Il a aussi supprimé un service et multiplié sa surface potagère, cultivée strictement en permaculture.
A moins qu’il ne voyage, c’est au jardin qu’il reçoit le visiteur, décontracté en jean et en sweat-shirt, intarissable sur ses expériences pour acclimater des variétés de maïs andines ou de pommes de terre argentines, sur ses ruches ou ses poules dont l’une pond des oeufs bleus.
« Chaque matin, je me réveille et je me dis +quelle chance!+ C’est incroyable comment la terre réagit quand on la soigne. C’est le signe que l’on peut toujours inverser la tendance », assure Mauro Colagreco. « La nature te rapproche toujours de l’essentiel ».
– Note acidulée –
Le Mirazur, dont la brigade compte 25 personnes de huit nationalités, est aujourd’hui auto-suffisant à 25%, avec le but de monter à 60-70% d’approvisionnement maison.
Les recettes, souvent relevées d’une note acidulée, en sont le reflet, comme la tartelette de petits pois et févettes couronnée de 27 pétales de couleur différente.
Sauf exception, le reste vient de fournisseurs situés à 50 km à la ronde auxquels Colagreco voue une fidélité sans faille. Il y a le cueilleur de morilles de la vallée, le laitier de Sospel, Prosper le pêcheur de Menton, Patricia qui jette ses filets à San Remo, des revendeurs du marché de Vintimille, etc.
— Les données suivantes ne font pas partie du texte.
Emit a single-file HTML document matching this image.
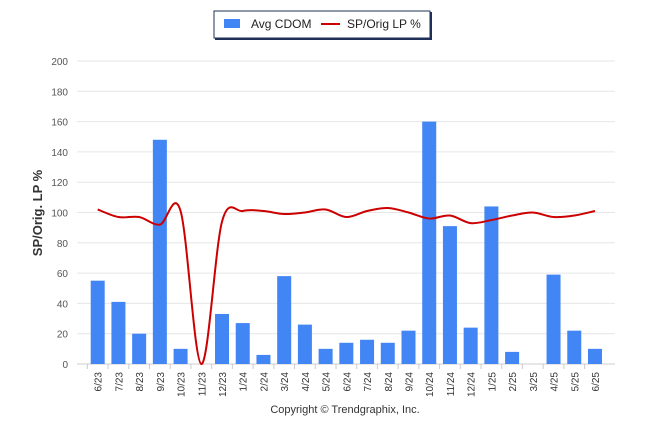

« Quand je ne cuisine pas, je m’angoisse, quelque chose me manque », avoue le chef.
Il cultive une ultime botte secrète: des classeurs dans lesquels il garde la trace de ce que chaque client a mangé au Mirazur depuis l’ouverture, pour être sûr de ne jamais servir la même chose.
« C’est personnalisé et ça nous pousse à être tout le temps dans la création ».